### Exercise task
Retype all of the listing exactly, passing over any picture you find.

### Supplied data

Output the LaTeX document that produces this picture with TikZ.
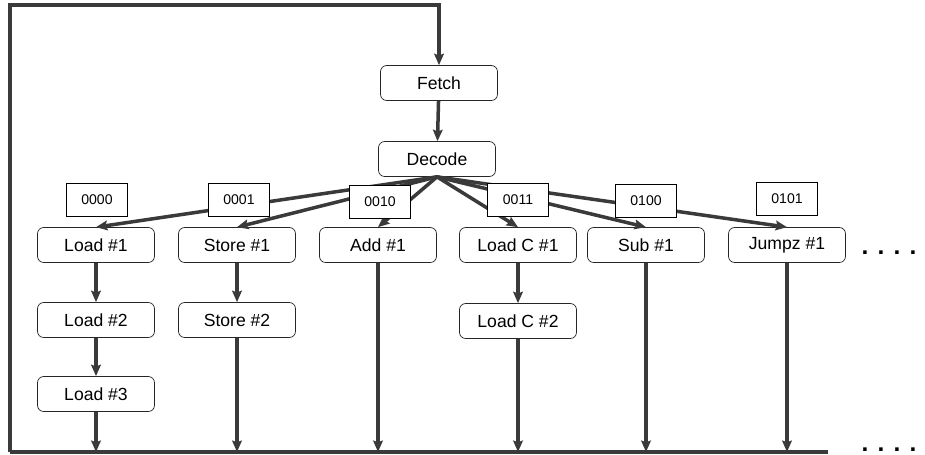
\documentclass[tikz,border=0pt]{standalone}
\usepackage{fontspec}
\setmainfont{Liberation Sans}
\usetikzlibrary{arrows.meta}
\definecolor{wire}{HTML}{3A3A3A}
\tikzset{
  stage/.style={draw=black!85,fill=white,rounded corners=3.5pt,minimum width=2.34cm,minimum height=0.7cm,font=\fontsize{10}{12}\selectfont},
  opcode/.style={draw=black,fill=white,minimum width=1.22cm,minimum height=0.66cm,font=\fontsize{8}{10}\selectfont},
  etc/.style={inner sep=0pt,anchor=base,font=\bfseries\fontsize{14}{16}\selectfont},
  flow/.style={line width=2pt,draw=wire,-{Stealth[length=6.5pt,width=5.5pt,inset=1pt]}},
  bus/.style={line width=2.4pt,draw=wire}
}
\begin{document}
\begin{tikzpicture}[x=0.02cm,y=-0.02cm]
\useasboundingbox (0,0) rectangle (925,454);
\node[stage] (fetch) at (439,83) {Fetch};
\node[stage] (decode) at (437,159) {Decode};
% first step of every instruction
\node[stage] (load1) at (96,245) {Load \#1};
\node[stage] (store1) at (237,245) {Store \#1};
\node[stage] (add1) at (378,245) {Add \#1};
\node[stage] (loadc1) at (518,245) {Load C \#1};
\node[stage] (sub1) at (646,245) {Sub \#1};
\node[stage] (jumpz1) at (787,245) {Jumpz \#1};
\node[etc] (more) at (889,254) {. . . .};
% later steps
\node[stage] (load2) at (96,320) {Load \#2};
\node[stage] (store2) at (237,320) {Store \#2};
\node[stage] (loadc2) at (518,321) {Load C \#2};
\node[stage] (load3) at (96,394) {Load \#3};
\coordinate (busl) at (10,452);
\coordinate (busr) at (828,452);
\coordinate (loop) at (439,5);
\node[etc] (morebus) at (889,451) {. . . .};

\draw[flow] (busl) |- (loop) -- (fetch);
\draw[flow] (fetch) -- (decode);
\foreach \n in {load1,store1,add1,loadc1,sub1,jumpz1}
  \draw[flow] (decode.south) -- (\n.north);
\node[opcode] (c0000) at (97,200) {0000};
\node[opcode] (c0001) at (239,200) {0001};
\node[opcode] (c0010) at (380,202) {0010};
\node[opcode] (c0011) at (518,200) {0011};
\node[opcode] (c0100) at (646,201) {0100};
\node[opcode] (c0101) at (787,199) {0101};

\draw[flow] (load1) -- (load2);
\draw[flow] (load2) -- (load3);
\draw[flow] (store1) -- (store2);
\draw[flow] (loadc1) -- (loadc2);
\draw[bus] (busl) -- (busr);
\foreach \n in {load3,store2,add1,loadc2,sub1,jumpz1}
  \draw[flow] (\n) -- (\n |- busl);
\end{tikzpicture}
\end{document}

### Written response
Output the LaTeX document that produces this picture with TikZ.
\documentclass[tikz,border=0pt]{standalone}
\usepackage{fontspec}
\setmainfont{Liberation Sans}
\usetikzlibrary{arrows.meta}
\definecolor{wire}{HTML}{3A3A3A}
\tikzset{
  stage/.style={draw=black!85,fill=white,rounded corners=3.5pt,minimum width=2.34cm,minimum height=0.7cm,font=\fontsize{10}{12}\selectfont},
  opcode/.style={draw=black,fill=white,minimum width=1.22cm,minimum height=0.66cm,font=\fontsize{8}{10}\selectfont},
  etc/.style={inner sep=0pt,anchor=base,font=\bfseries\fontsize{14}{16}\selectfont},
  flow/.style={line width=2pt,draw=wire,-{Stealth[length=6.5pt,width=5.5pt,inset=1pt]}},
  bus/.style={line width=2.4pt,draw=wire}
}
\begin{document}
\begin{tikzpicture}[x=0.02cm,y=-0.02cm]
\useasboundingbox (0,0) rectangle (925,454);
\node[stage] (fetch) at (439,83) {Fetch};
\node[stage] (decode) at (437,159) {Decode};
% first step of every instruction
\node[stage] (load1) at (96,245) {Load \#1};
\node[stage] (store1) at (237,245) {Store \#1};
\node[stage] (add1) at (378,245) {Add \#1};
\node[stage] (loadc1) at (518,245) {Load C \#1};
\node[stage] (sub1) at (646,245) {Sub \#1};
\node[stage] (jumpz1) at (787,245) {Jumpz \#1};
\node[etc] (more) at (889,254) {. . . .};
% later steps
\node[stage] (load2) at (96,320) {Load \#2};
\node[stage] (store2) at (237,320) {Store \#2};
\node[stage] (loadc2) at (518,321) {Load C \#2};
\node[stage] (load3) at (96,394) {Load \#3};
\coordinate (busl) at (10,452);
\coordinate (busr) at (828,452);
\coordinate (loop) at (439,5);
\node[etc] (morebus) at (889,451) {. . . .};

\draw[flow] (busl) |- (loop) -- (fetch);
\draw[flow] (fetch) -- (decode);
\foreach \n in {load1,store1,add1,loadc1,sub1,jumpz1}
  \draw[flow] (decode.south) -- (\n.north);
\node[opcode] (c0000) at (97,200) {0000};
\node[opcode] (c0001) at (239,200) {0001};
\node[opcode] (c0010) at (380,202) {0010};
\node[opcode] (c0011) at (518,200) {0011};
\node[opcode] (c0100) at (646,201) {0100};
\node[opcode] (c0101) at (787,199) {0101};

\draw[flow] (load1) -- (load2);
\draw[flow] (load2) -- (load3);
\draw[flow] (store1) -- (store2);
\draw[flow] (loadc1) -- (loadc2);
\draw[bus] (busl) -- (busr);
\foreach \n in {load3,store2,add1,loadc2,sub1,jumpz1}
  \draw[flow] (\n) -- (\n |- busl);
\end{tikzpicture}
\end{document}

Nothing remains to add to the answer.